所以霍普的孤獨也是有顏色的,有時是泡泡粉紅色,有時是憂鬱的藍。《光與暗的故事》裡頭的孤獨者也皆有蓬勃的七情六慾,愛搞怪的卜洛克在〈秋天裡的自助機器用餐店〉中,貼心地為荷包即將山窮水盡的女主角設定出一個虛擬守護神,於是她分明憂鬱的藍色孤島狀態,也添上一抹甜點顏色般的歡快。
想起《大亨小傳》無論在小說或電影中俱出現的巨大眼睛廣告招牌,窺探、監視、懲罰墮落的紅男綠女,是不是很像霍普隱身在畫作後頭的那雙窺伺之眼?〈夜窗〉作者喬納森‧山德樂弗(Jonathan Santlofer)便緊緊扣住「畫布上的戰慄遊戲」這一點不放:她和他偶然在城市相遇,嗅出彼此是獵人與獵物的關係,只是究竟誰是伺機而動的獵人?誰才是驚惶失措的獵物呢?

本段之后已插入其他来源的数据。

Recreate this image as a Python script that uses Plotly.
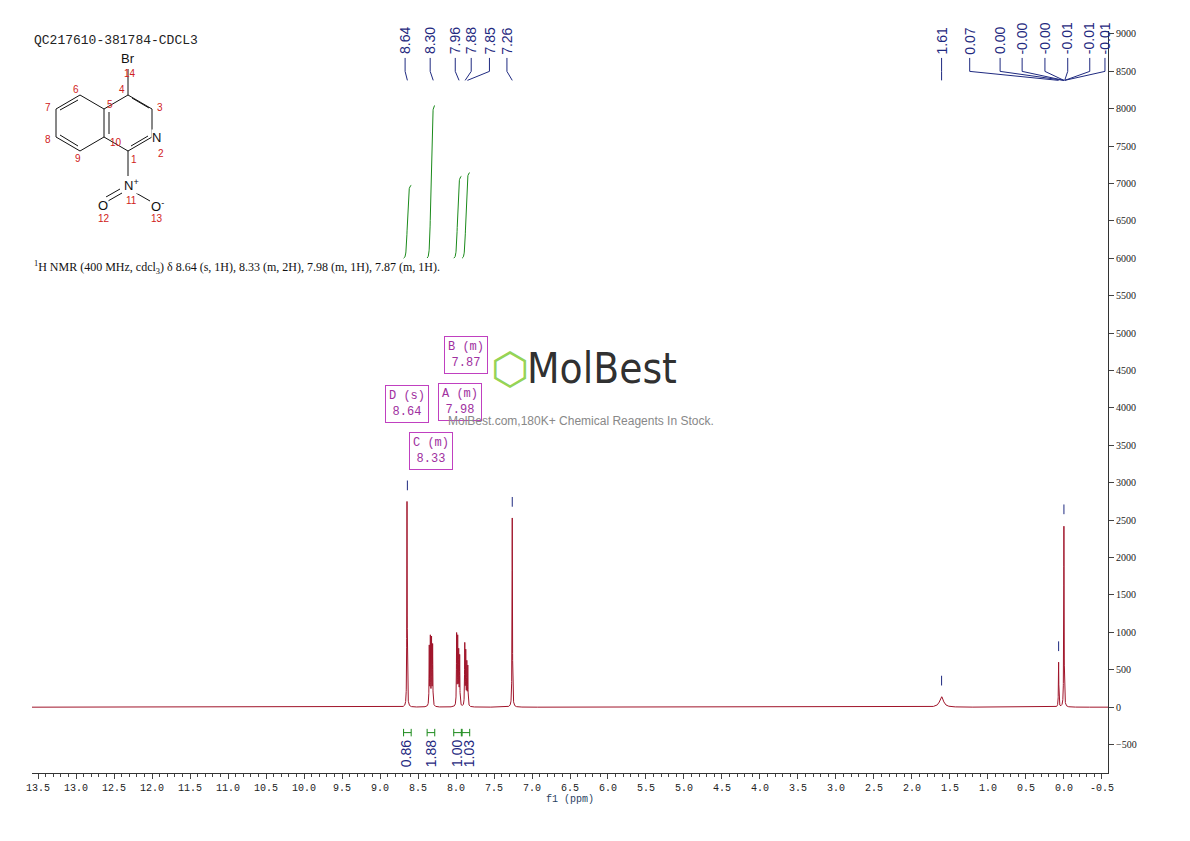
import numpy as np
import plotly.graph_objects as go

# peak list (ppm, height)
peak_ppm = [8.645, 8.352, 8.338, 8.322, 8.308, 7.992, 7.978, 7.965, 7.952, 7.885, 7.872, 7.858, 7.845,
            7.26, 1.61, 0.07, 0.0]
peak_h = [2750, 780, 900, 880, 800, 950, 880, 700, 650, 820, 700, 560, 520,
          2530, 140, 600, 2430]
peak_w = [0.003, 0.003, 0.003, 0.003, 0.003, 0.003, 0.003, 0.003, 0.003, 0.003, 0.003, 0.003, 0.003,
          0.003, 0.03, 0.003, 0.003]

# peak labels on top: label text, label position (ppm), peak position (ppm)
lab_text = ["8.64", "8.30", "7.96", "7.88", "7.85", "7.26", "1.61",
            "0.07", "0.00", "-0.00", "-0.00", "-0.01", "-0.01", "-0.01"]
lab_x = [8.67, 8.34, 8.01, 7.80, 7.56, 7.33, 1.61,
         1.24, 0.84, 0.55, 0.25, -0.05, -0.34, -0.54]
lab_peak = [8.64, 8.30, 7.96, 7.88, 7.85, 7.26, 1.61,
            0.07, 0.00, 0.00, 0.00, -0.01, -0.01, -0.01]

# integrals: centre ppm, value, top of integral curve
int_c = [8.64, 8.33, 7.98, 7.87]
int_lab = ["0.86", "1.88", "1.00", "1.03"]
int_top = [6980, 8050, 7100, 7150]
int_lab_x = [8.66, 8.33, 7.98, 7.83]

x = np.linspace(13.6, -0.6, 30000)
y = np.zeros_like(x)
for p, h, w in zip(peak_ppm, peak_h, peak_w):
    y += h * w**2 / ((x - p)**2 + w**2)

navy = "#1f2a80"
green = "#1a8a1a"
fig = go.Figure()
fig.add_trace(go.Scatter(x=x, y=y, mode="lines", line=dict(color="#a0142a", width=1), hoverinfo="skip"))

# integral curves
for c, top in zip(int_c, int_top):
    xi = np.linspace(c + 0.05, c - 0.05, 60)
    yi = 6000 + (top - 6000) * (1 / (1 + np.exp(-(c - xi) * 120)))
    fig.add_trace(go.Scatter(x=xi, y=yi, mode="lines", line=dict(color=green, width=1), hoverinfo="skip"))

ann = []
shapes = []
for t, lx, lp in zip(lab_text, lab_x, lab_peak):
    ann.append(dict(x=lx, y=8700, text=t, textangle=-90, showarrow=False, yanchor="bottom",
                    font=dict(family="Liberation Sans", size=14, color=navy)))
    shapes.append(dict(type="line", x0=lx, x1=lx, y0=8680, y1=8500, line=dict(color=navy, width=1)))
    shapes.append(dict(type="line", x0=lx, x1=lp, y0=8500, y1=8380, line=dict(color=navy, width=1)))
# small markers above peaks
for p, h in [(8.64, 2750), (7.26, 2530), (0.0, 2430), (0.07, 600), (1.61, 140)]:
    shapes.append(dict(type="line", x0=p, x1=p, y0=h + 150, y1=h + 280, line=dict(color=navy, width=1)))

for c, t, lx in zip(int_c, int_lab, int_lab_x):
    shapes.append(dict(type="line", x0=c + 0.05, x1=c - 0.05, y0=-340, y1=-340, line=dict(color=green, width=1)))
    shapes.append(dict(type="line", x0=c + 0.05, x1=c + 0.05, y0=-290, y1=-390, line=dict(color=green, width=1)))
    shapes.append(dict(type="line", x0=c - 0.05, x1=c - 0.05, y0=-290, y1=-390, line=dict(color=green, width=1)))
    ann.append(dict(x=lx, y=-410, text=t, textangle=-90, showarrow=False, yanchor="top",
                    font=dict(family="Liberation Sans", size=14, color=navy)))

# magenta multiplet boxes
for bx, by, t in [(8.64, 4050, "D (s)<br>8.64"), (7.95, 4080, "A (m)<br>7.98"),
                  (7.87, 4710, "B (m)<br>7.87"), (8.33, 3420, "C (m)<br>8.33")]:
    ann.append(dict(x=bx, y=by, text=t, showarrow=False, bordercolor="#c040c0", borderwidth=1,
                    borderpad=3, font=dict(family="Liberation Mono", size=12, color="#a030a0")))

# watermark
ann.append(dict(x=0.444, y=0.545, xref="paper", yref="paper", text="⬡", showarrow=False,
                font=dict(family="DejaVu Sans", size=44, color="rgba(120,200,40,0.8)")))
ann.append(dict(x=0.53, y=0.545, xref="paper", yref="paper", text="MolBest", showarrow=False,
                font=dict(family="DejaVu Sans Condensed", size=42, color="rgba(20,20,20,0.9)")))
ann.append(dict(x=0.51, y=0.474, xref="paper", yref="paper", text="MolBest.com,180K+ Chemical Reagents In Stock.",
                showarrow=False, font=dict(family="Liberation Sans", size=12, color="#888")))

ann.append(dict(x=0.0, y=1.0, xref="paper", yref="paper", text="QC217610-381784-CDCL3", showarrow=False,
                xanchor="left", yanchor="top", font=dict(family="Liberation Mono", size=13, color="#222")))
ann.append(dict(x=0.0, y=0.695, xref="paper", yref="paper",
                text="<sup>1</sup>H NMR (400 MHz, cdcl<sub>3</sub>) δ 8.64 (s, 1H), 8.33 (m, 2H), 7.98 (m, 1H), 7.87 (m, 1H).",
                showarrow=False, xanchor="left", font=dict(family="Liberation Serif", size=12, color="#111")))


# structure drawn in pixel coordinates
def px(x0, y0):
    return (x0 - 32) / 1076, (772 - y0) / 742


bonds = [((128, 94), (152, 108)), ((152, 108), (152, 136)), ((152, 136), (128, 150)), ((128, 150), (104, 136)),
         ((104, 136), (104, 108)), ((104, 108), (128, 94)), ((104, 108), (80, 94)), ((80, 94), (56, 108)),
         ((56, 108), (56, 136)), ((56, 136), (80, 150)), ((80, 150), (104, 136)), ((128, 94), (128, 68)),
         ((128, 150), (128, 175)), ((122, 192), (108, 200)), ((136, 192), (150, 200)),
         ((132, 97), (149, 107)), ((148, 135), (131, 145)), ((109, 133), (109, 111)), ((78, 99), (60, 109)),
         ((60, 134), (78, 145)), ((120, 188), (106, 196))]
for (a, b) in bonds:
    xa, ya = px(*a)
    xb, yb = px(*b)
    shapes.append(dict(type="line", xref="paper", yref="paper", x0=xa, y0=ya, x1=xb, y1=yb,
                       line=dict(color="#111", width=1)))
atoms = [(128, 58, "Br"), (156, 136, "N"), (131, 184, "N<sup>+</sup>"),
         (103, 205, "O"), (157, 205, "O<sup>-</sup>")]
nums = [(130, 73, "14"), (122, 88, "4"), (160, 106, "3"), (161, 152, "2"), (134, 158, "1"), (116, 142, "10"),
        (110, 104, "5"), (76, 88, "6"), (48, 106, "7"), (48, 138, "8"), (78, 157, "9"), (131, 199, "11"),
        (104, 217, "12"), (157, 217, "13")]
for ax_, ay, t in atoms:
    xa, ya = px(ax_, ay)
    ann.append(dict(x=xa, y=ya, xref="paper", yref="paper", text=t, showarrow=False,
                    xanchor="center", yanchor="middle", bgcolor="white", borderpad=0,
                    font=dict(family="Liberation Sans", size=13, color="#111")))
for ax_, ay, t in nums:
    xa, ya = px(ax_, ay)
    ann.append(dict(x=xa, y=ya, xref="paper", yref="paper", text=t, showarrow=False,
                    xanchor="center", yanchor="middle",
                    font=dict(family="Liberation Sans", size=10, color="#d02020")))

fig.update_layout(
    width=1190, height=841, plot_bgcolor="white", paper_bgcolor="white", showlegend=False,
    margin=dict(l=24, r=90, t=23, b=76, autoexpand=False),
    annotations=ann, shapes=shapes,
    xaxis=dict(range=[13.58, -0.58], tickvals=[13.5 - 0.5 * i for i in range(29)],
               ticktext=[f"{13.5 - 0.5 * i:.1f}" for i in range(29)], ticks="outside", ticklen=5,
               showline=True, linecolor="#333", showgrid=False, zeroline=False,
               minor=dict(dtick=0.1, ticks="outside", ticklen=3),
               title=dict(text="f1 (ppm)", font=dict(family="Liberation Mono", size=10), standoff=0),
               tickfont=dict(family="Liberation Mono", size=10, color="#222")),
    yaxis=dict(range=[-880, 9040], side="right", dtick=500, ticks="outside", ticklen=5, showline=True,
               linecolor="#333", showgrid=False, zeroline=False,
               tickfont=dict(family="Liberation Serif", size=10, color="#222")),
)
fig.write_html("out.html")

飛蛾夜間飛行,憑藉的是月光的引導,如果飛行中途出現燈火或火光,牠是很容易被誘導而迷路的。而《光與暗的故事》中迷途的人類羔羊一個不小心,「飛蛾撲火」掉進闇黑城市有心張開的饕餮大口,不是很自然且合情合理的事情嗎?
《光與暗的故事》(In Sunlight or In Shadow)
作者:勞倫斯‧卜洛克(Lawrence Block)等人
譯者:易萃雯
出版社:臉譜
【Edward Hopper in Motion】
(愛德華・霍普名畫動起來)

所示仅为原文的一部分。